Le minoranze, invece, che peso hanno?

I portafogli più marginali, quelli di poco conto, sono andati alle minoranze. Una conferma che questo governo è frutto di un’operazione di make-up, per dimostrare che si è aperti alle minoranze, alle quali, però, di fatto si concede molto poco.

C’è anche una donna, una cristiana, agli Affari sociali: un segnale positivo?

Sì, ci sono una cristiana, un druso, un alawita. Ma si tratta di contentini da manuale Cencelli, stando molto attenti a non concedere troppo, anche ai curdi, che, in teoria, sono la più complicata da gestire tra le minoranze, perché hanno una specie di esercito che, in teoria, dovrebbe fondersi con l’esercito siriano. Anche loro non è che siano molto contenti della formazione del governo.

C’è un rappresentante curdo, che però non avrebbe nessun riferimento con l’amministrazione autonoma del nord-est, nell’area abitata dai curdi, appunto. Una regione con la quale al Sharaa aveva appena stretto degli accordi. Un fronte destinato a riaprirsi?

Assolutamente sì. E pare che ci siano tensioni anche con i drusi: c’è stata una contestazione, addirittura trasmessa in diretta televisiva durante la cerimonia di insediamento del governo, in cui un anziano druso ha rinfacciato al presidente al Sharaa di non aver riconosciuto il giusto livello di rappresentanza alla sua comunità.

Cosa cercherà di fare ora questo governo?

Intanto bisogna considerare il fatto che tutto dipende dal presidente: nella dichiarazione che chiamano Costituzione, tutti i poteri li ha il presidente. In sostanza, è stata abolita la figura del primo ministro, c’è solo una specie di segretario generale che fa da collegamento tra il presidente e i ministri. Il governo cercherà di barcamenarsi in una situazione molto difficile dal punto di vista geopolitico, in cui, da un lato, dovrà mostrare pragmatismo e apertura, tranquillizzando gli Stati Uniti e l’Occidente, e, dall’altro, dovrà rapportarsi con le frange più estremiste di HTS, che probabilmente sono dietro le violenze settarie nei confronti degli alawiti e che, magari, non sono tanto d’accordo sulle modalità operative dell’esecutivo. Dovrà affrontare anche il grosso problema della presenza di Israele, che non passa giorno senza bombardare qualche località siriana.

Il Paese può diventare un terreno di scontro tra Israele e Turchia, visto che Tel Aviv non vorrebbe basi turche nel territorio siriano?
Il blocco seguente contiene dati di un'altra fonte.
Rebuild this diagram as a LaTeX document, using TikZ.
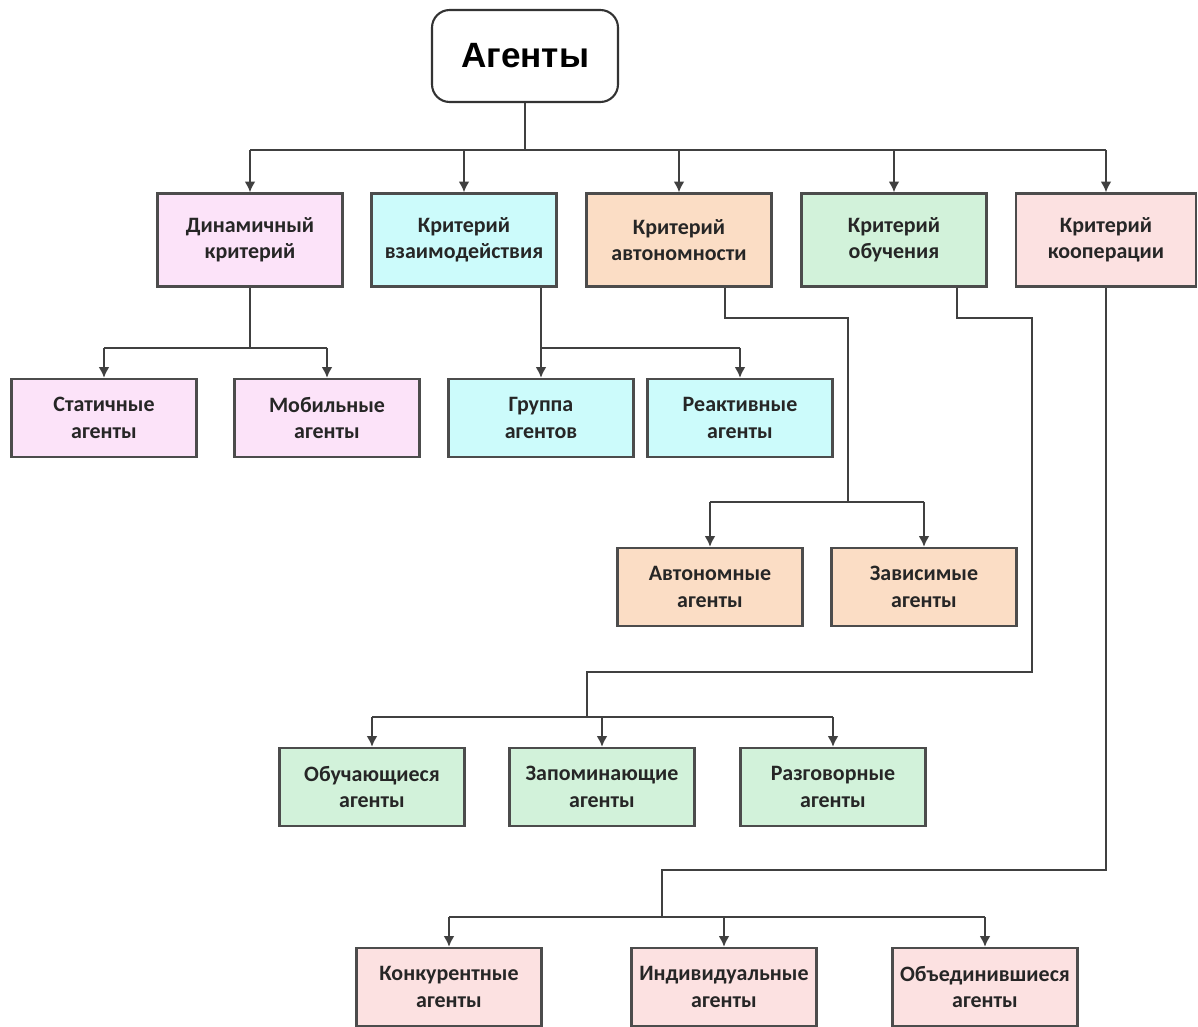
\documentclass[tikz,border=0pt]{standalone}
\usepackage{fontspec}
\setmainfont{Carlito}
\newfontfamily\titlefont{Liberation Sans}
\usetikzlibrary{arrows.meta}

\definecolor{dynpink}{HTML}{FCE3F9}
\definecolor{intcyan}{HTML}{CCFBFB}
\definecolor{autopeach}{HTML}{FBDDC5}
\definecolor{learngreen}{HTML}{D2F2DA}
\definecolor{cooprose}{HTML}{FCE1E1}

\begin{document}
\begin{tikzpicture}[x=0.02cm,y=-0.02cm,
    box/.style={draw=black!70,line width=1.4pt,align=center,inner sep=2pt,
      font=\bfseries\fontsize{12.5}{15}\selectfont,text=black!85},
    crit/.style={box,minimum width=3.7cm,minimum height=1.86cm},
    leaf/.style={box,minimum width=3.7cm,minimum height=1.56cm},
    wire/.style={black!75,line width=0.9pt},
    arr/.style={wire,-{Latex[length=6pt,width=6pt]}}]
  \useasboundingbox (0,0) rectangle (1198,1027);

  \node[draw=black!80,line width=1.2pt,rounded corners=10pt,minimum width=3.72cm,minimum height=1.84cm,
    font=\titlefont\bfseries\fontsize{20}{24}\selectfont] (root) at (525,56) {Агенты};

  % criteria
  \node[crit,fill=dynpink]    (dyn)   at (250,240) {Динамичный\\критерий};
  \node[crit,fill=intcyan]    (inter) at (464,240) {Критерий\\взаимодействия};
  \node[crit,fill=autopeach]  (auto)  at (679,240) {Критерий\\автономности};
  \node[crit,fill=learngreen] (learn) at (894,240) {Критерий\\обучения};
  \node[crit,fill=cooprose,minimum width=3.6cm] (coop) at (1106,240) {Критерий\\кооперации};

  % agents
  \node[leaf,fill=dynpink]    (static)   at (104,418) {Статичные\\агенты};
  \node[leaf,fill=dynpink]    (mobile)   at (327,418) {Мобильные\\агенты};
  \node[leaf,fill=intcyan]    (group)    at (541,418) {Группа\\агентов};
  \node[leaf,fill=intcyan]    (react)    at (740,418) {Реактивные\\агенты};
  \node[leaf,fill=autopeach]  (autonom)  at (710,587) {Автономные\\агенты};
  \node[leaf,fill=autopeach]  (depend)   at (924,587) {Зависимые\\агенты};
  \node[leaf,fill=learngreen] (learning) at (372,787) {Обучающиеся\\агенты};
  \node[leaf,fill=learngreen] (memory)   at (602,787) {Запоминающие\\агенты};
  \node[leaf,fill=learngreen] (talking)  at (833,787) {Разговорные\\агенты};
  \node[leaf,fill=cooprose]   (compete)  at (449,987) {Конкурентные\\агенты};
  \node[leaf,fill=cooprose]   (single)   at (724,987) {Индивидуальные\\агенты};
  \node[leaf,fill=cooprose]   (united)   at (985,987) {Объединившиеся\\агенты};

  % root bus
  \coordinate (top) at (525,150);
  \draw[wire] (root.south) -- (top);
  \draw[wire] (dyn.north |- top) -- (coop.north |- top);
  \foreach \n in {dyn,inter,auto,learn,coop}
    \draw[arr] (\n.north |- top) -- (\n.north);

  % dynamic
  \coordinate (dynbus) at (250,348);
  \draw[wire] (dyn.south) -- (dynbus);
  \draw[wire] (static.north |- dynbus) -- (mobile.north |- dynbus);
  \foreach \n in {static,mobile}
    \draw[arr] (\n.north |- dynbus) -- (\n.north);

  % interaction
  \coordinate (intbus) at (541,348);
  \draw[wire] (intbus |- inter.south) -- (intbus);
  \draw[wire] (group.north |- intbus) -- (react.north |- intbus);
  \foreach \n in {group,react}
    \draw[arr] (\n.north |- intbus) -- (\n.north);

  % autonomy
  \coordinate (autoturn) at (848,318);
  \coordinate (autobus) at (848,502);
  \draw[wire] ([xshift=0.92cm]auto.south) |- (autoturn) -- (autobus);
  \draw[wire] (autonom.north |- autobus) -- (depend.north |- autobus);
  \foreach \n in {autonom,depend}
    \draw[arr] (\n.north |- autobus) -- (\n.north);

  % learning
  \coordinate (learnturn) at (1032,318);
  \coordinate (learnback) at (1032,672);
  \coordinate (learnbus) at (587,717);
  \draw[wire] ([xshift=1.26cm]learn.south) |- (learnturn) -- (learnback) -| (learnbus);
  \draw[wire] (learning.north |- learnbus) -- (talking.north |- learnbus);
  \foreach \n in {learning,memory,talking}
    \draw[arr] (\n.north |- learnbus) -- (\n.north);

  % cooperation
  \coordinate (coopturn) at (662,870);
  \coordinate (coopbus) at (662,917);
  \draw[wire] (coop.south) |- (coopturn) -- (coopbus);
  \draw[wire] (compete.north |- coopbus) -- (united.north |- coopbus);
  \foreach \n in {compete,single,united}
    \draw[arr] (\n.north |- coopbus) -- (\n.north);
\end{tikzpicture}
\end{document}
Assolutamente sì, perché la Turchia sta cercando di costruire in Siria un avamposto con basi militari e un centro di comando, dislocando probabilmente sistemi di difesa avanzata, inclusi gli S-300 russi. D’altronde, la Turchia è entrata a gamba tesa nello scenario siriano in un momento di debolezza della Russia, proprio per ritagliarsi uno spazio più importante dal punto di vista geopolitico. Il problema è che, in questo modo, si mette a confronto diretto con Israele, che ha subito invaso il sud della Siria.

Che rischi corre al Sharaa nella gestione della convivenza tra HTS e le minoranze?

La fronda interna, per cercare di mettere i bastoni tra le ruote, potrebbe accendere il fuoco della lotta settaria. Eravamo a due passi dalla guerra civile già qualche settimana fa. La situazione in Siria non è pienamente sotto controllo. La sicurezza, soprattutto di sera, non è garantita, tanto che la gente, a Damasco, a una certa ora non esce di casa. L’equilibrio è molto precario, ci vuole veramente poco perché le cose precipitino.